- Origin: Zagreb, Croatia
- Genres: Folk
- Years active: 2018–present
- Labels: Universal Music Croatia
- Members: Mira Crnčić Magdalena Cvitan Marta Cvitan Katarina Mandić Francesca Paleka Jana Radić Hana Zdunić

= Harmonija Disonance =

Croatian band

Harmonija Disonance is a Croatian folk music group. The band was formed in 2018, in Zagreb, Croatia. They consist of seven members: Mira Crnčić, Magdalena Cvitan, Marta Cvitan, Katarina Mandić, Francesca Paleka, Jana Radić and Hana Zdunić.

==History==
Harmonija Disonance formed in 2018 in Zagreb, Croatia. Before professionally releasing songs, the band performed and covered various Croatian folk songs.

The band released their debut single "Zima" on 5 February 2021. It was later confirmed by the song's composer, Bartol Stopić, how the song was rejected from competing at Dora 2021.
On 9 December 2022, Harmonija Disonance was announced as one of the 18 participants in Dora 2023, the national contest in Croatia to select the country's Eurovision Song Contest 2023 entry, with the song "Nevera (Lei, lei)", which was released on 20 January 2023 through Universal Music Croatia.
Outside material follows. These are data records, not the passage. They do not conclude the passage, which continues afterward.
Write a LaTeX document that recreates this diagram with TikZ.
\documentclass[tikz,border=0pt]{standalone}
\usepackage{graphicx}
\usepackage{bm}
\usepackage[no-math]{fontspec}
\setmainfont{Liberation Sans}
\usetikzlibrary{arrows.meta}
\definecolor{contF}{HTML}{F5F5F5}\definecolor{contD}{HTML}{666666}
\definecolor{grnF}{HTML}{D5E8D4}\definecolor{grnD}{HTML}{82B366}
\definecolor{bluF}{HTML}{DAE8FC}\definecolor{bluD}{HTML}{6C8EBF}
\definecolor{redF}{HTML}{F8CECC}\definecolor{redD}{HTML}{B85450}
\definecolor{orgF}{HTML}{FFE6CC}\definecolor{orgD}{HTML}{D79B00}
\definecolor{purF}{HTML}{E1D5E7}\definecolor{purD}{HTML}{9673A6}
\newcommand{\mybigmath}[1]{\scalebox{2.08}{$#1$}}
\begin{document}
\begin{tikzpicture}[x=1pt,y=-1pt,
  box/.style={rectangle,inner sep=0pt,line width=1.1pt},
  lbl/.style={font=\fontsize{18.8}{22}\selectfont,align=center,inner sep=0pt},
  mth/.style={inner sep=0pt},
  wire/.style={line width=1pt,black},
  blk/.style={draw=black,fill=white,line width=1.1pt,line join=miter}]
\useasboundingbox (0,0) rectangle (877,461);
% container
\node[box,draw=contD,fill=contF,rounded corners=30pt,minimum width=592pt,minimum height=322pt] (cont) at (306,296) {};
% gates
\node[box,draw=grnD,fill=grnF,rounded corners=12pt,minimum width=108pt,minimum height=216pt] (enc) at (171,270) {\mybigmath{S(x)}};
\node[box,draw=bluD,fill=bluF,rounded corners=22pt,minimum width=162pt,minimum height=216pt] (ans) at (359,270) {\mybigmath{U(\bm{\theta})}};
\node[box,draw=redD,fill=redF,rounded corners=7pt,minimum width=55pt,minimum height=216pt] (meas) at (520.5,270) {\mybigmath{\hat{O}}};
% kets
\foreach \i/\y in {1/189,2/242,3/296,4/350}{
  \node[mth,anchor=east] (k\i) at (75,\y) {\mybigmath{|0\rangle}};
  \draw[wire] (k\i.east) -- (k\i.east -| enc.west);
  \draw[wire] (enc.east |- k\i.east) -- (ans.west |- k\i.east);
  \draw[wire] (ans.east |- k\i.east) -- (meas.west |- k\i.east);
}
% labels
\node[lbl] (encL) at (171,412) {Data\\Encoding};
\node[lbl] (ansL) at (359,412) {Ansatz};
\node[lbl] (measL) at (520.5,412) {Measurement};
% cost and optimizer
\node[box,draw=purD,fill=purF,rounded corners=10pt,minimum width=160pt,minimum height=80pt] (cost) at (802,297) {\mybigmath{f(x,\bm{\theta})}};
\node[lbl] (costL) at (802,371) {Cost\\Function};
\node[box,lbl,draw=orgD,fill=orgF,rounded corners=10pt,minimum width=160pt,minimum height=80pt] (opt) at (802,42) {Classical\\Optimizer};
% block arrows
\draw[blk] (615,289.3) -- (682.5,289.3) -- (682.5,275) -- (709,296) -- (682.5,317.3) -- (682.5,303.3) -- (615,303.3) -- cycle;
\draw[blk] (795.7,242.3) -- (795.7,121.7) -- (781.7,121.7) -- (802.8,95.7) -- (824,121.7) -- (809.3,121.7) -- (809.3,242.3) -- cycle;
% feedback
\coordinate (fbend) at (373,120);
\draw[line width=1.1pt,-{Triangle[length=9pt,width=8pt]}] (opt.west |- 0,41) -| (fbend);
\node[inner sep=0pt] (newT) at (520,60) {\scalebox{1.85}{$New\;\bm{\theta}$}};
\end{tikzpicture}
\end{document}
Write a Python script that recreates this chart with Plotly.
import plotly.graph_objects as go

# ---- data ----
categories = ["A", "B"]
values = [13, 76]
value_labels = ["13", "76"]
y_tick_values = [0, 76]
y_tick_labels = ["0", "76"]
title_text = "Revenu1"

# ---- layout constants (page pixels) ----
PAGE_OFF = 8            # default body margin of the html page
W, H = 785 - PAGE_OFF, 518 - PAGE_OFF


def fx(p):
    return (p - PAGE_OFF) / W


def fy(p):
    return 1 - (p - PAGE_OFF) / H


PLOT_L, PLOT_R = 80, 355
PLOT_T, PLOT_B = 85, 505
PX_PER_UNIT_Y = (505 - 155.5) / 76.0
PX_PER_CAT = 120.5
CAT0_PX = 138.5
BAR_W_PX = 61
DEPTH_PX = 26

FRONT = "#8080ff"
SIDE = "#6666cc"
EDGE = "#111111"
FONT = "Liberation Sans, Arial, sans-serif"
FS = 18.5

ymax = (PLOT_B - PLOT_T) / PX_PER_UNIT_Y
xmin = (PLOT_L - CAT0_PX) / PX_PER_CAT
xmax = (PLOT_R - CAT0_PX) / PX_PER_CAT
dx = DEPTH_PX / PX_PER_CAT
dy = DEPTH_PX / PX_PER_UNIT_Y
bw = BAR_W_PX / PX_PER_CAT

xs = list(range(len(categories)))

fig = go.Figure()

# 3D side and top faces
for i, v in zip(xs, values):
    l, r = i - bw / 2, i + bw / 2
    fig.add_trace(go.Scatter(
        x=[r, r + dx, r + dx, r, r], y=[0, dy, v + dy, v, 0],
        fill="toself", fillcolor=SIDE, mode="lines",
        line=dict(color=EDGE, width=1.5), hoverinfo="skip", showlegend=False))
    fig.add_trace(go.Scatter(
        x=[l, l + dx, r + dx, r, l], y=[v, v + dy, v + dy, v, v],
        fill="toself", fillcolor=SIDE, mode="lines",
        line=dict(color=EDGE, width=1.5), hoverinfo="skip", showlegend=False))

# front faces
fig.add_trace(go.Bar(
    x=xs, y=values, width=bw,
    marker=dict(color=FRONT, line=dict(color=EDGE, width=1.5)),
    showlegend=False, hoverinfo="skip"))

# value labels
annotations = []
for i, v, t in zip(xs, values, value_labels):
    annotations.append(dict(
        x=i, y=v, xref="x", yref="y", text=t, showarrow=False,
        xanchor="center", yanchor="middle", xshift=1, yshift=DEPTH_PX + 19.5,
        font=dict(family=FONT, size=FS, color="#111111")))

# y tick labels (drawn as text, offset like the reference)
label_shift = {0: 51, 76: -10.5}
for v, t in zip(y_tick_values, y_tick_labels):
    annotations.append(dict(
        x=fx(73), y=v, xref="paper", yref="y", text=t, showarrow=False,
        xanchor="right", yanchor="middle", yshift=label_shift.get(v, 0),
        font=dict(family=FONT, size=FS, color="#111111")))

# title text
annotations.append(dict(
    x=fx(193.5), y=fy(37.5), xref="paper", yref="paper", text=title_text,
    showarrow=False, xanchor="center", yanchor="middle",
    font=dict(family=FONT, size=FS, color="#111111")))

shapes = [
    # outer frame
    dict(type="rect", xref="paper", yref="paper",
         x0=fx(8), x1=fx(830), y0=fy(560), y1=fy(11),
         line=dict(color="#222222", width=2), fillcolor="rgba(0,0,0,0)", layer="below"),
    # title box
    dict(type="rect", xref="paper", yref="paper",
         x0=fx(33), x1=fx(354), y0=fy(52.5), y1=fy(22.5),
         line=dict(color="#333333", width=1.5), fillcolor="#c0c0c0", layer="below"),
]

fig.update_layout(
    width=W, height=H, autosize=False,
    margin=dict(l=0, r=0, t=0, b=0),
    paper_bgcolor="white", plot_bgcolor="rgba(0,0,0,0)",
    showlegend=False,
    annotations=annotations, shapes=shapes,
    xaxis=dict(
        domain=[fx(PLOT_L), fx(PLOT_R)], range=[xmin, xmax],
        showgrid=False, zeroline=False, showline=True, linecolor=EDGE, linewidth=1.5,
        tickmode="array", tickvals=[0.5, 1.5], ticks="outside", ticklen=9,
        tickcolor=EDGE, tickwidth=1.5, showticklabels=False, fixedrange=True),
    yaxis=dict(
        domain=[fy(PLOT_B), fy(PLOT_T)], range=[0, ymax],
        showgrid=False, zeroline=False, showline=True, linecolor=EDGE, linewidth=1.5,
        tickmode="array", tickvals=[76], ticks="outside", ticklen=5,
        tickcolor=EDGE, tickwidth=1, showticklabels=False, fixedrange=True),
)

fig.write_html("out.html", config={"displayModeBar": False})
They would end up placing second in the competition, behind the winning Let 3 and their song "Mama ŠČ!". "Nevera (Lei, lei)" became the group's first charting entry on the HR Top 40 chart by debuting at #29 on the issue of 6 February 2023.

==Discography==
===Singles===

Title: Year; Peak chart positions; Album
CRO
"Zima": 2021; —; non-album singles
"Nevera (Lei, lei)": 2023; 14
"—" denotes a recording that did not chart or was not released in that territory.